Had they notified him with a web page that his mac address wasn't welcome it would have been a different matter altogether.

What Aaron did was the equivalent of trying a different laptop to see if things resumed working.



The very first time that happens, maybe he could have thought it was a network error.

But Aaron kept on evading every single countermeasure MIT was putting in his place. By the time you get to going into a wiring closet, you have well passed the point where you know you are no longer welcome on the network.

The law cares very little about what tools you use, and they care a lot more about the actions you do and why you do them.

Aaron wasn't an idiot. He knew MIT was trying to keep him off. It wasn't just a network error.


Yeah, if they had just blocked his mac address then he could reasonably think "hmmm, I can't connect with this mac address, I'll try a different one" instead of "I am no longer authorized". But if you have to keep reconnecting with different IP addresses and mac addresses over and over again, and finally resort to connecting directly to a wiring closet, then the message is pretty clear that you (not just your mac address) are no longer allowed on the network.

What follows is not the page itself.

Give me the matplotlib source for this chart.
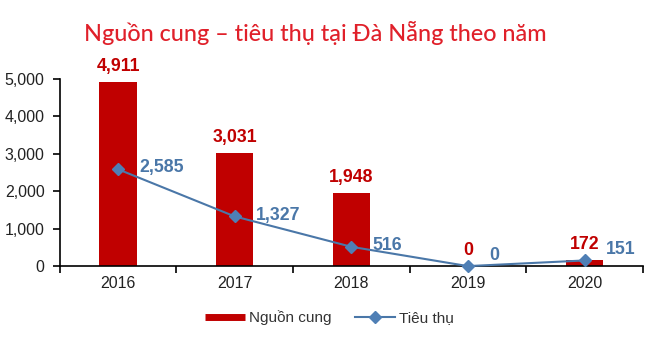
import matplotlib
matplotlib.use("Agg")
import matplotlib.pyplot as plt
import numpy as np
from matplotlib.ticker import FuncFormatter, FixedLocator
from matplotlib.lines import Line2D

years = ["2016", "2017", "2018", "2019", "2020"]
nguon_cung = [4911, 3031, 1948, 0, 172]
tieu_thu = [2585, 1327, 516, 0, 151]

bar_color = "#C00000"
line_color = "#4A77A8"
marker_color = "#4F7FB5"

fig = plt.figure(figsize=(6.5, 3.52), dpi=100)
ax = fig.add_axes([0.092, 0.244, 0.897, 0.532])
x = np.arange(len(years))
ax.bar(x, nguon_cung, width=0.32, color=bar_color, label="Nguồn cung", zorder=2)
ax.plot(x, tieu_thu, color=line_color, lw=1.5, marker="D", markersize=6,
        markerfacecolor=marker_color, markeredgecolor=marker_color, label="Tiêu thụ", zorder=3,
        clip_on=False)

ax.set_xlim(-0.5, len(years) - 0.5)
ax.set_ylim(0, 5000)
ax.set_yticks([0, 1000, 2000, 3000, 4000, 5000])
ax.yaxis.set_major_formatter(FuncFormatter(lambda v, p: f"{int(v):,}"))
ax.set_xticks(x)
ax.set_xticklabels(years)
ax.xaxis.set_minor_locator(FixedLocator(np.arange(-0.5, len(years), 1.0)))
ax.tick_params(axis="x", which="major", length=0, pad=7)
ax.tick_params(axis="x", which="minor", length=5, width=1.2, color="black")
ax.tick_params(axis="y", length=5, width=1.2, color="black", pad=6)
for lab in ax.get_xticklabels() + ax.get_yticklabels():
    lab.set_fontfamily("Liberation Sans")
    lab.set_fontsize(11.5)
    lab.set_color("#222222")
for s in ["top", "right"]:
    ax.spines[s].set_visible(False)
ax.spines["left"].set_linewidth(1.2)
ax.spines["bottom"].set_linewidth(1.2)

for xi, v in zip(x, nguon_cung):
    ax.annotate(f"{v:,}", (xi, v), xytext=(0, 5), textcoords="offset points",
                ha="center", va="bottom", color=bar_color, fontweight="bold",
                fontsize=12.8, family="Liberation Sans")
for xi, v in zip(x, tieu_thu):
    dy = 8 if v < 300 else 1
    ax.annotate(f"{v:,}", (xi, v), xytext=(15, dy), textcoords="offset points",
                ha="left", va="center", color=line_color, fontweight="bold",
                fontsize=12.8, family="Liberation Sans")

fig.text(0.485, 0.906, "Nguồn cung – tiêu thụ tại Đà Nẵng theo năm", ha="center", va="center",
         color="#E0202A", fontsize=16.8, family="Lato", fontweight="medium")

handles = [
    Line2D([], [], color=bar_color, lw=5, solid_capstyle="butt"),
    Line2D([], [], color=line_color, lw=1.5, marker="D", markersize=6,
           markerfacecolor=marker_color, markeredgecolor=marker_color),
]
leg = fig.legend(handles, ["Nguồn cung", "Tiêu thụ"], loc="center",
                 bbox_to_anchor=(0.507, 0.098), ncol=2, frameon=False,
                 prop={"family": "Liberation Sans", "size": 11}, handlelength=2.6,
                 columnspacing=1.5, handletextpad=0.3)
for t in leg.get_texts():
    t.set_color("#333333")

fig.savefig("out.png", dpi=100)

It's clear that someone doesn't want you to have easy access, but it by no means gives a clear message that you aren't 'allowed'. If I set up a wifi portal that flips images upside down and misspells words and all that fun stuff it's clear that your access is being diminished but by no means says I want you off my network.


Well and besides, I often had faulty or stressed equipment go faulty on dhcp and lease and changing mac address fixed it.


Calling someone isn't considered analogous to trespassing, while accessing someone's network is. I don't think that's a meaningless distinction at the technical level either. Calling someone is like issuing an HTTP GET on a public server. Putting a computer on their network is something quite different.

As for whether banning they MAC address conveys revocation of the license. The precise form of the communication is irrelevant, it's about whether it can be expected to get the message across in context. Do you think Aaron didn't know, after the various measures MIT took, that he was no longer welcome on the network? If he did know, then the message was conveyed.

You're basically attacking a straw man. You're acting like he was charged for trying to access the publicly-available MIT home page, getting a 404, and trying again with a different laptop to see if the problem was on his end. That's what would be analogous to your "calling someone who isn't answering then trying a different phone" example.